Il documento non offre “delle linee guida puntuali per il ministero pastorale”, ma piuttosto costituisce lo spunto “per promuovere una riflessione comune sulle esperienze digitali, incoraggiando sia gli individui sia le comunità ad adottare un approccio creativo e costruttivo, che possa favorire una cultura della prossimità” (n. 5). L’immagine del Buon Samaritano è quella che attraversa tutto il documento, come modello per camminare sulle “strade digitali” e promuovere relazioni pacifiche, significative e attente sui social media. La parabola è assunta come chiave di lettura dei fenomeni legati alla rete e ai Social, partendo dal punto di vista di chi viene “lasciato indietro”, in vario modo, dagli ambienti digitali (n. 18) e proponendo una prospettiva di umanizzazione dei Social.
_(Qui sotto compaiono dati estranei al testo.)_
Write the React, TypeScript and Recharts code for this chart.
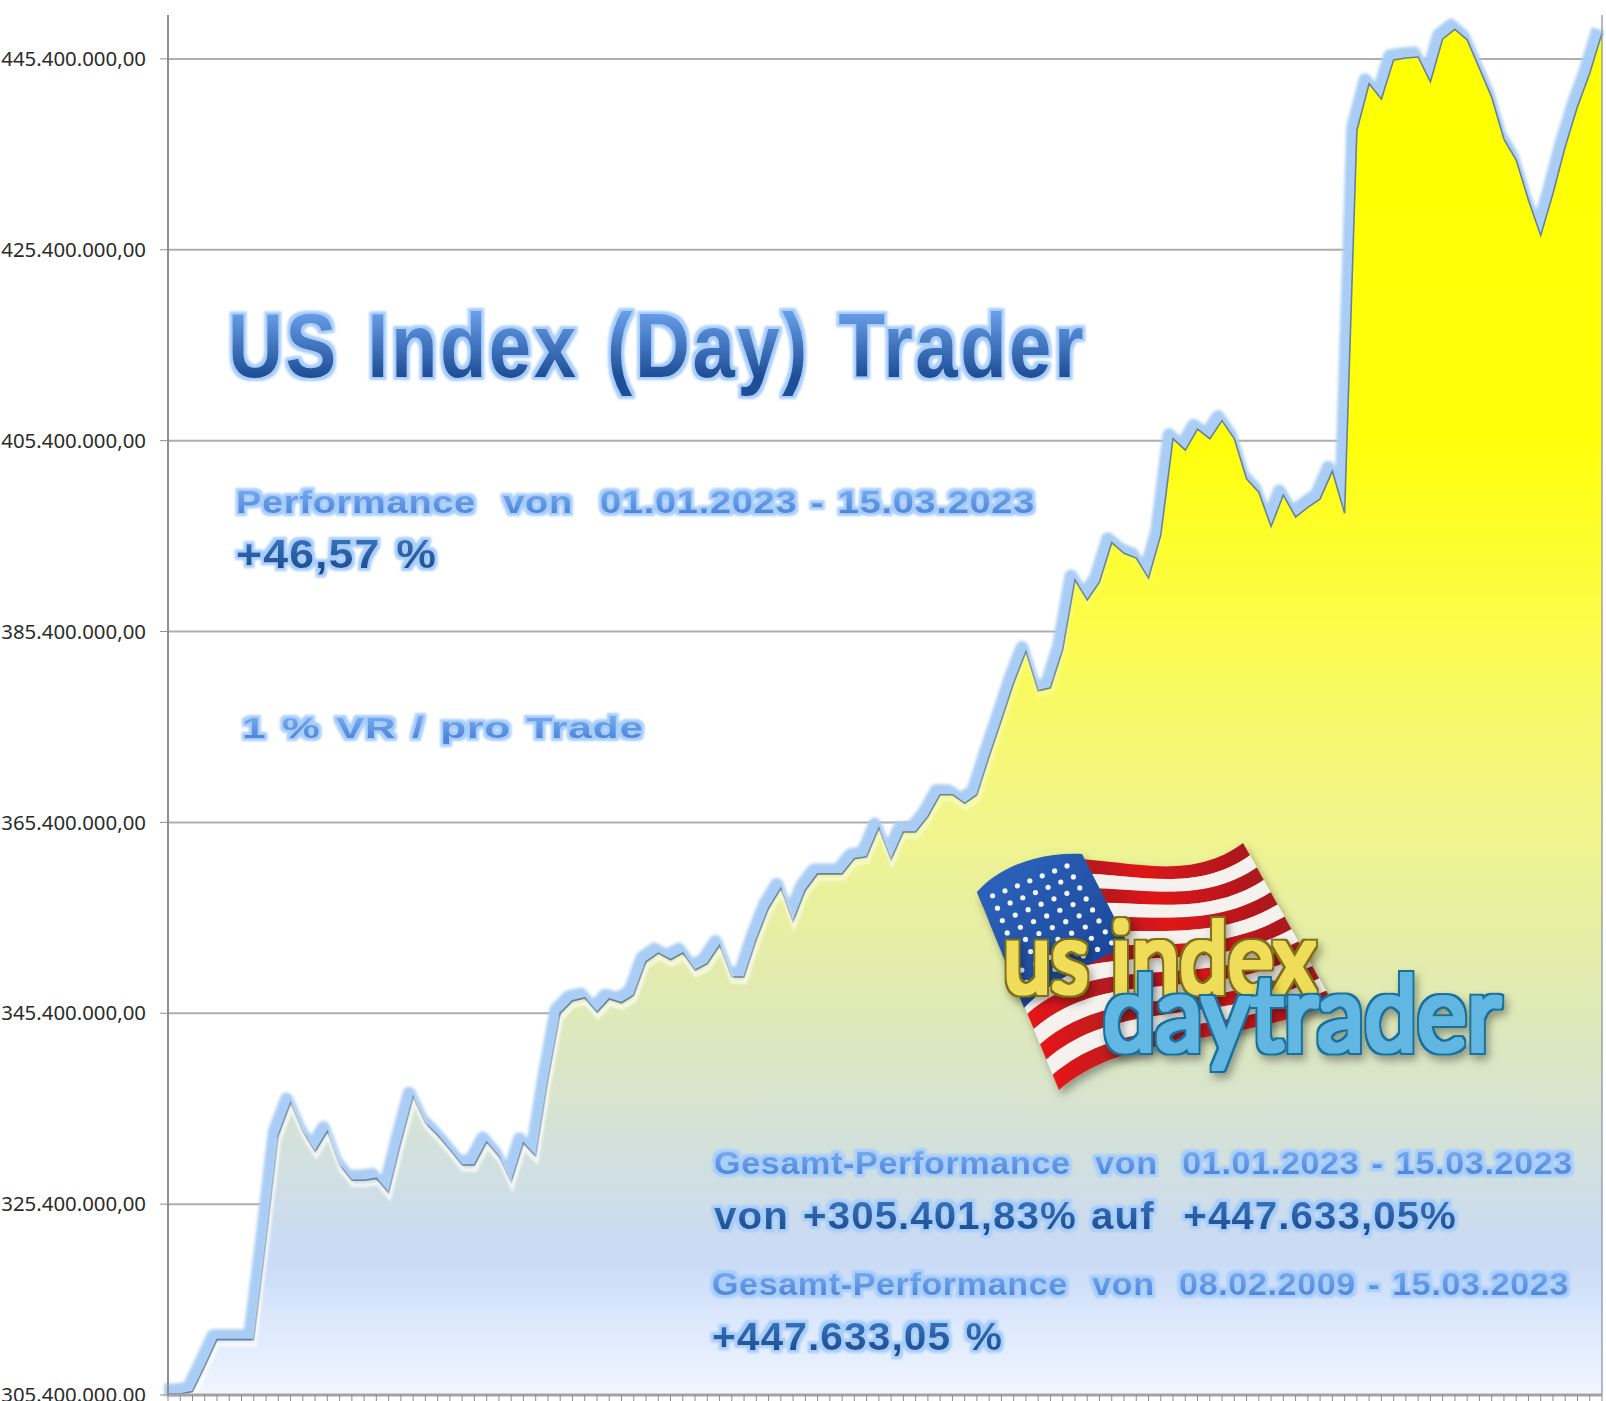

Sono trascorsi ormai quasi 20 anni dalla introduzione dei Social network, e le piattaforme digitali sono diventate “spazi” di vita, oltre che essere strumenti di comunicazione e di costruzione di relazioni personali e sociali. In essi “si formano i nostri valori, le nostre convinzioni, il nostro linguaggio e le nostre ipotesi sulla vita quotidiana” (n. 10). Dopo le molteplici esperienze messe in atto dalle comunità cristiane disseminate sul territorio, diocesi e parrocchie, associazioni e ordini religiosi, il documento sembra dirci che è giunto il momento di una riflessione più approfondita, di taglio pastorale. La Chiesa italiana è stata anche in questo anticipatrice, con la ricerca “Churchbook”, i cui risultati furono presentati in un convegno a Milano nel 2014.

Oggi il documento pone all’attenzione di tutti alcune domande fondamentali: “Che tipo di umanità si riflette nella nostra presenza negli ambienti digitali? Quanto delle nostre relazioni digitali è frutto di una comunicazione profonda e sincera, e quanto invece è semplicemente plasmato da opinioni insindacabili e reazioni appassionate? Quanto della nostra fede trova espressioni digitali vive e rivitalizzanti? E chi è il mio “prossimo” sui social media?” (n. 5). Le domande si propongono di richiamare l’attenzione sulla presenza in rete di singoli credenti e della comunità cristiana per “umanizzare” l’ambiente digitale e offrire “punti di incontro” aperti a tutti.